Notwithstanding the foregoing, the Credit Parties may amend the terms
of the Premier Boxboard Guaranty and/or the Premier Boxboard Credit
Facility in order to shorten the final maturity thereof; provided that
such final maturity shall not occur in either case prior to January 5,
2004.
(v) Schedule 1.1(a) is hereby amended by deleting such schedule in
its entirety and replacing it with Schedule 1.1(a) attached hereto.
(w) Each of Exhibit B-1 and Exhibit B-2 to the Credit Agreement is
hereby amended by adding the following as a new paragraph 7 to each such
exhibit:
"7. As of the date set forth in paragraph 2 above, (i) prior
to giving effect to the Loan(s) requested by the Borrower pursuant to
paragraph 1 above, the amount of the Borrower's Consolidated current
assets consisting of freely available cash and Cash Equivalents is
$________________ , and (ii) after taking into account the proceeds
from such Extension of Credit to be received and retained by the
Borrower or any of its Subsidiaries on such date after giving effect to
any payments in the ordinary course of business to be made on such date
or the next succeeding Business Day thereafter, the amount of the
Borrower's Consolidated current assets consisting of freely available
cash and Cash Equivalents is $_____________."
(x) A new Exhibit J in the form of Exhibit J attached hereto is
hereby added to the Credit Agreement immediately following Exhibit I thereof.
18
2. Amendment to Security Agreement.

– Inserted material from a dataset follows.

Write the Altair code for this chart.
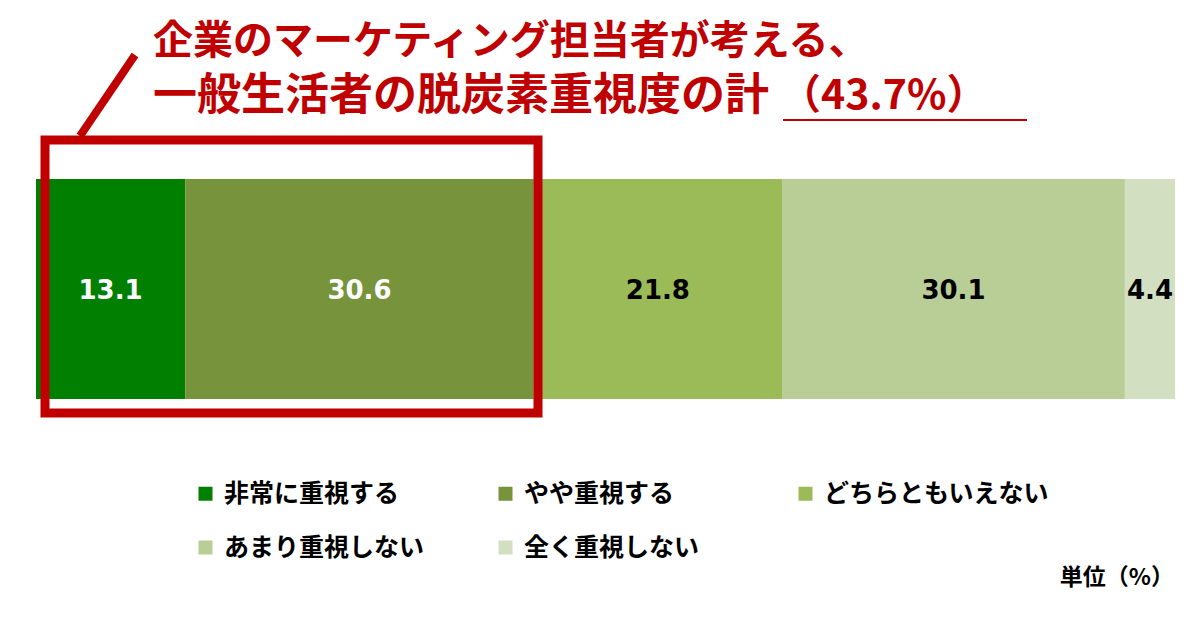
import altair as alt
import pandas as pd

# ---- data ----
categories = ["非常に重視する", "やや重視する", "どちらともいえない", "あまり重視しない", "全く重視しない"]
values = [13.1, 30.6, 21.8, 30.1, 4.4]
colors = ["#007F00", "#77933C", "#9BBB59", "#B9CD96", "#D3DFC1"]
label_dark = [False, False, True, True, True]

title_line1 = "企業のマーケティング担当者が考える、"
title_line2 = "一般生活者の脱炭素重視度の計"
highlight_total = round(values[0] + values[1], 1)
title_total = f"（{highlight_total}%）"
unit_label = "単位（%）"

JP = "Noto Sans CJK JP"
RED = "#C00000"

ends = pd.Series(values).cumsum()
df = pd.DataFrame({
    "cat": categories,
    "value": values,
    "start": ends - pd.Series(values),
    "end": ends,
    "dark": label_dark,
})
df["mid"] = (df["start"] + df["end"]) / 2

xscale = alt.Scale(domain=[0, 100], range=[28, 1167])

bars = alt.Chart(df).mark_rect().encode(
    x=alt.X("start:Q", scale=xscale, axis=None),
    x2="end:Q",
    y=alt.value(171),
    y2=alt.value(391),
    color=alt.Color(
        "cat:N",
        scale=alt.Scale(domain=categories, range=colors),
        sort=categories,
        legend=alt.Legend(
            orient="none", direction="horizontal", legendX=185, legendY=473, columns=3,
            title=None,
            symbolType="square", symbolSize=196, symbolStrokeWidth=0,
            labelFont=JP, labelFontSize=25, labelFontWeight="bold", labelColor="black",
            labelLimit=400, labelOffset=6, columnPadding=43, rowPadding=28,
            gridAlign="all", padding=0,
        ),
    ),
)

labels_white = alt.Chart(df).transform_filter("!datum.dark").mark_text(
    font="DejaVu Sans", fontSize=26, fontWeight="bold", color="white", baseline="middle"
).encode(
    x=alt.X("mid:Q", scale=xscale),
    y=alt.value(283),
    text=alt.Text("value:Q", format=".1f"),
)
labels_black = alt.Chart(df).transform_filter("datum.dark").mark_text(
    font="DejaVu Sans", fontSize=26, fontWeight="bold", color="black", baseline="middle"
).encode(
    x=alt.X("mid:Q", scale=xscale),
    y=alt.value(283),
    text=alt.Text("value:Q", format=".1f"),
)

box = alt.Chart(pd.DataFrame({"k": [0]})).mark_rect(
    fillOpacity=0, stroke=RED, strokeWidth=9
).encode(x=alt.value(37), x2=alt.value(530), y=alt.value(132), y2=alt.value(405))

pointer = alt.Chart(pd.DataFrame({"k": [0]})).mark_rule(
    color=RED, strokeWidth=8
).encode(x=alt.value(127), y=alt.value(47), x2=alt.value(72), y2=alt.value(128))

t1 = alt.Chart(pd.DataFrame({"t": [title_line1]})).mark_text(
    font=JP, fontSize=40, fontWeight="bold", color=RED, align="left", baseline="middle"
).encode(text="t:N", x=alt.value(145), y=alt.value(34))
t2 = alt.Chart(pd.DataFrame({"t": [title_line2]})).mark_text(
    font=JP, fontSize=44, fontWeight="bold", color=RED, align="left", baseline="middle"
).encode(text="t:N", x=alt.value(145), y=alt.value(89))
t3 = alt.Chart(pd.DataFrame({"t": [title_total]})).mark_text(
    font=JP, fontSize=41, fontWeight="bold", color=RED, align="left", baseline="middle"
).encode(text="t:N", x=alt.value(772), y=alt.value(89))
underline = alt.Chart(pd.DataFrame({"k": [0]})).mark_rule(
    color=RED, strokeWidth=2
).encode(x=alt.value(775), x2=alt.value(1019), y=alt.value(112))

unit = alt.Chart(pd.DataFrame({"t": [unit_label]})).mark_text(
    font=JP, fontSize=23, fontWeight="bold", color="black", align="right", baseline="middle"
).encode(text="t:N", x=alt.value(1166), y=alt.value(570))

chart = alt.layer(
    bars, labels_white, labels_black, box, pointer, t1, t2, t3, underline, unit
).properties(
    width=1184, height=606, padding=0, autosize="none", background="white"
).configure_view(stroke=None)

chart.save("out.html", embed_options={"renderer": "svg", "actions": False})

The Security Agreement shall
be amended substantially in the form of the First Amendment to Security
Agreement to be dated as of the Sixth Amendment Effective Date, a copy of which
is attached as Annex I hereto. The Required Lenders hereby consent to such
amendment.
3. Conditions Precedent to Effectiveness. The amendments to the
Credit Agreement set forth herein shall be deemed effective as of March 28, 2003
(the "Sixth Amendment Effective Date") when (and only when) each of the
following conditions precedent has been satisfied:
(a) Amendment. The Administrative Agent shall have
received from the Credit Parties and the Required Lenders duly executed
counterparts of this Amendment.
(b) Amendment Fee. The Administrative Agent shall have
received from the Borrower an amendment fee equal to 0.375% multiplied
by the aggregate Revolving Credit Commitments of the Consenting Lenders
(defined below), such fee being for the account of each such Consenting
Lender pro rata according to such Lender's Revolving Credit Commitment
as of the Sixth Amendment Effective Date; provided, however, that such
fee shall be payable only to those Lenders (the "Consenting Lenders")
that shall have returned (including via telecopy) executed signature
pages to this Amendment on or before 5:00 p.m., Eastern Standard Time,
on Thursday, March 27, 2003, as directed by the Administrative Agent.

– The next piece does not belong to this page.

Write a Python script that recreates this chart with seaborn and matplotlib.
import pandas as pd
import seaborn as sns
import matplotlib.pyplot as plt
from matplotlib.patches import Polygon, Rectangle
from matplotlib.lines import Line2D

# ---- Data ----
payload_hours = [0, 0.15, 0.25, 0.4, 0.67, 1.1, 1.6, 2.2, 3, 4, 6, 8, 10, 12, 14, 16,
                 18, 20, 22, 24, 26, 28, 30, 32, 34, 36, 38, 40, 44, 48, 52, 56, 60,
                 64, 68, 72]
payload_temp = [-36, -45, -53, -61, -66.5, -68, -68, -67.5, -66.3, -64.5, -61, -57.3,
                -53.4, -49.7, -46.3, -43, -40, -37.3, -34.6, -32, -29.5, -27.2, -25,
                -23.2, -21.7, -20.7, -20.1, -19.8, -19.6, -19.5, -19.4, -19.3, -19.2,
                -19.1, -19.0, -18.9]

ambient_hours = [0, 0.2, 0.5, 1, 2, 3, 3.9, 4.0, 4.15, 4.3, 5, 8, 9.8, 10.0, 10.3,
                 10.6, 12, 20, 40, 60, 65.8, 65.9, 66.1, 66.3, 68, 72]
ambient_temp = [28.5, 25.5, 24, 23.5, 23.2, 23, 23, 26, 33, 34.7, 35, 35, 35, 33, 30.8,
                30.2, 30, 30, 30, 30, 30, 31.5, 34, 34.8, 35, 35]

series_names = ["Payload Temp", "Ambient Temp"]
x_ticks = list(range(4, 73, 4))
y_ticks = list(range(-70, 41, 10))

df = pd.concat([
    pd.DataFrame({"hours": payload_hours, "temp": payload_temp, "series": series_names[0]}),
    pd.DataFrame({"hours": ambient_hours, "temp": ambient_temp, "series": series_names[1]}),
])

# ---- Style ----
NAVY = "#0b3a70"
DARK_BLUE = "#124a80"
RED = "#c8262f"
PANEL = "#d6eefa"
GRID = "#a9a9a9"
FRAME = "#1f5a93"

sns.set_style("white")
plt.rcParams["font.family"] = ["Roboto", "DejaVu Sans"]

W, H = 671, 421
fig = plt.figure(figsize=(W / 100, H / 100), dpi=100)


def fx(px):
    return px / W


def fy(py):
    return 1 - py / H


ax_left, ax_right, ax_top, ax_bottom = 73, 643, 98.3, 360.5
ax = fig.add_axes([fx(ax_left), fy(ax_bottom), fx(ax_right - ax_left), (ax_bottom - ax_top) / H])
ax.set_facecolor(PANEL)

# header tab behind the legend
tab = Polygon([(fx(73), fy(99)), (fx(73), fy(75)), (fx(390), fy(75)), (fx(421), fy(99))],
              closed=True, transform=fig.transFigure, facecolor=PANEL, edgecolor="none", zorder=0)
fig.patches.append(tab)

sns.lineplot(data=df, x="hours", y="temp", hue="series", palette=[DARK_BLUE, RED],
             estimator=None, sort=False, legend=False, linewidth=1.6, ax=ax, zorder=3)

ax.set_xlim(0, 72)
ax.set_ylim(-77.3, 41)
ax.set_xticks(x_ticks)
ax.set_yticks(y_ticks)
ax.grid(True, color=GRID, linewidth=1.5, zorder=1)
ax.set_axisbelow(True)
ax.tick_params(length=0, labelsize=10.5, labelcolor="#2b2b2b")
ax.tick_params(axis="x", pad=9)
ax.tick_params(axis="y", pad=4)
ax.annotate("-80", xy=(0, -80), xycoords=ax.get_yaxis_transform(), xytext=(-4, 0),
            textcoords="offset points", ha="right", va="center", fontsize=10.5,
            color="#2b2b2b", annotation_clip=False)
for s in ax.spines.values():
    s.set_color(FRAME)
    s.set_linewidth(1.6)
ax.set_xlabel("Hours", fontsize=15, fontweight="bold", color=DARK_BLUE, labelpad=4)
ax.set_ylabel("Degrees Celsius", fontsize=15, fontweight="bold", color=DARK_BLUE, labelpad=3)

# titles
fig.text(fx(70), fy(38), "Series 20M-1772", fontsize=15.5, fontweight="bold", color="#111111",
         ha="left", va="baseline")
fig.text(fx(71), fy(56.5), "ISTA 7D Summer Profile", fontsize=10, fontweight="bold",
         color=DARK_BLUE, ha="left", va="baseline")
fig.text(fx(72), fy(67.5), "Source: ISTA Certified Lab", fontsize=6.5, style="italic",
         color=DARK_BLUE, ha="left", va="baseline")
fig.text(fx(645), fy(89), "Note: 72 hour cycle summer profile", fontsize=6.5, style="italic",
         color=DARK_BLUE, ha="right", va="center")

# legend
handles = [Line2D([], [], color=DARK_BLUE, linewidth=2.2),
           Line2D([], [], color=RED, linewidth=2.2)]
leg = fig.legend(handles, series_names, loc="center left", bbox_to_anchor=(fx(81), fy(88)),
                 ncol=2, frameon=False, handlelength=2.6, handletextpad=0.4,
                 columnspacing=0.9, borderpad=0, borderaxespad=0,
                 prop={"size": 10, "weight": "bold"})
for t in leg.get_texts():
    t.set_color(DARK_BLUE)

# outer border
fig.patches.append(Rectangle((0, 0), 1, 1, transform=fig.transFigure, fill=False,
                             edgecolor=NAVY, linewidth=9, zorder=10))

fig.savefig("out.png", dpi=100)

(c) Out of Pocket Costs. The Borrower shall have paid any
and all out-of-pocket costs (to the extent invoiced) incurred by the
Administrative Agent (including the reasonable fees and expenses of the
Administrative Agent's legal counsel), and fees and other amounts
payable to the Administrative Agent, in each case in connection with
the arrangement, negotiation, preparation, execution and delivery of
this Amendment.
(d) Accuracy of Representations and Warranties. The
representations and warranties contained in Sections 4 and 6 of this
Amendment shall be true and correct in all material respects on and as
of the Sixth Amendment Effective Date with the same effect as if made
on and as of such date.
(e) Borrowing Base Report. Receipt by the Administrative
Agent of a Borrowing Base Certificate as of February 28, 2003
substantially in the form of Exhibit J to the Credit Agreement and
certified by a Responsible Officer to be true and correct as of
February 28, 2003.
(f) Guaranty Amendments. The Administrative Agent shall
have received evidence satisfactory to it that the Borrower shall have
obtained amendments to its guaranties in connection with the Premier
Boxboard Credit Facility and the Standard Gypsum Credit Facility that
conform to the applicable terms of this Agreement, including, without
limitation, modification or elimination of financial covenants so that
such provisions are not more restrictive than those contained in the
Credit Agreement.
19
(g) Amendment to Security Agreement. The Administrative
Agent shall have received from the Credit Parties duly executed
counterparts of an amendment to the Security Agreement in form and
substance satisfactory to the Administrative Agent providing for, among
other things, a springing Lien on the Borrower's owned machinery and
equipment that will attach on July 1, 2003.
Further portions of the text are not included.